The American Shrine System
The United States has developed, over the past century, a geographically distributed network of sites that function as secular shrines — places that Americans travel to not merely because they are beautiful or interesting, but because visiting them means something. Yellowstone. The Grand Canyon. Graceland. The Lincoln Memorial. Route 66 itself, which is less a road than a concept, a pilgrimage route whose destination is an idea about what America once was.
The Hajj, the Islamic pilgrimage to Mecca, is one of the most rigorously documented mass-travel experiences in human history, and the scholarship on what it does to participants is instructive. Researchers studying Hajj returnees have consistently found elevated measures of tolerance, increased sense of connection to a broader community, and a sustained sense of personal significance that persists well after the journey ends. These effects are not produced by Mecca itself — they are produced by the act of making the journey, by the shared suffering of the route, and by the arrival at a place that the traveler has invested with meaning long before reaching it.
Yellowstone generates similar reports. So does the first view of the Grand Canyon's rim. So, remarkably, does Graceland, which draws visitors who describe the experience in language that is, stripped of its pop-cultural framing, indistinguishable from religious testimony. The mechanism is identical because the psychology is identical.

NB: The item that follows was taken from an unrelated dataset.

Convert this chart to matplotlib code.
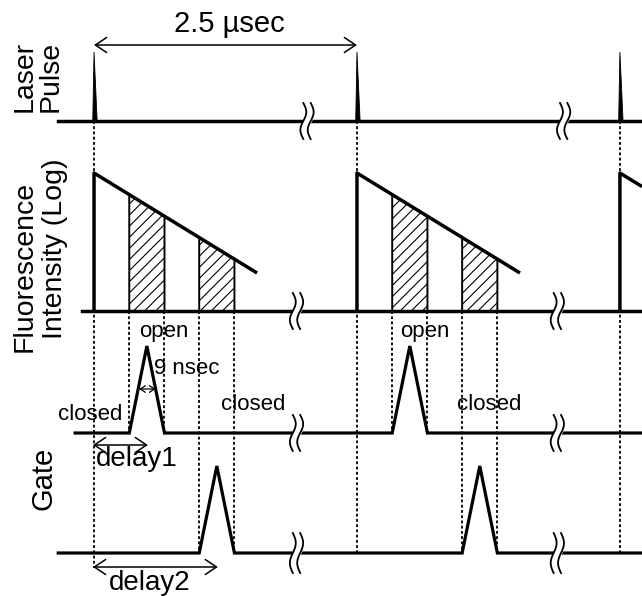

Why Reframing the Trip Changes the Trip
Here is the practical argument, and it is the reason this observation belongs in a travel strategy discussion rather than a philosophy seminar: travelers who understand their journey as a ritual passage rather than a consumer experience make systematically better decisions, tolerate difficulty more effectively, and report higher satisfaction with the overall experience.
The evidence for this comes from both ends of the historical record. Medieval pilgrimage literature is full of accounts of travelers who arrived at their destination exhausted, disappointed by the physical reality of the shrine, and then — crucially — integrated that disappointment into a larger narrative of meaning that the journey itself had provided. The destination was important, but it was the journey that did the work.
Contemporary travel psychology has reached similar conclusions through different methods. Studies of peak travel experiences consistently find that the memorable, identity-shaping journeys are those that involved some degree of difficulty, genuine uncertainty, and meaningful contact with other people — including strangers. The controlled, optimized, friction-free vacation produces pleasure. The pilgrimage-structured journey produces stories that people are still telling decades later.
This reframing has immediate tactical implications. The traffic jam outside Yellowstone is not an obstacle to the trip — it is part of the ritual approach, the equivalent of the crowded road to Compostela. The stranger at the campsite who talks too long is not an inconvenience — they are a Chaucerian fellow traveler, and the story they tell you may be the one you remember. The moment when the destination fails to match the image you carried of it is not a disappointment — it is the pilgrimage's oldest and most reliable lesson, the one Felix Fabri learned in Jerusalem and wrote about for the rest of his life.
Taking the Frame Seriously Before You Leave
Before your next significant road trip, spend twenty minutes with the question that every pilgrimage tradition asks its travelers to answer in advance: Why are you going? Not the logistical answer. The real one.
If you are driving to the Grand Canyon, what does the Grand Canyon mean to you, and where did that meaning come from? If you are making a Route 66 run, what are you actually seeking on that road — and is that thing available at the destination, or is it available only in the act of traveling?
Pilgrims who could answer that question tended to come home with something. Those who could not tended to come home with souvenirs.
The road has always known the difference.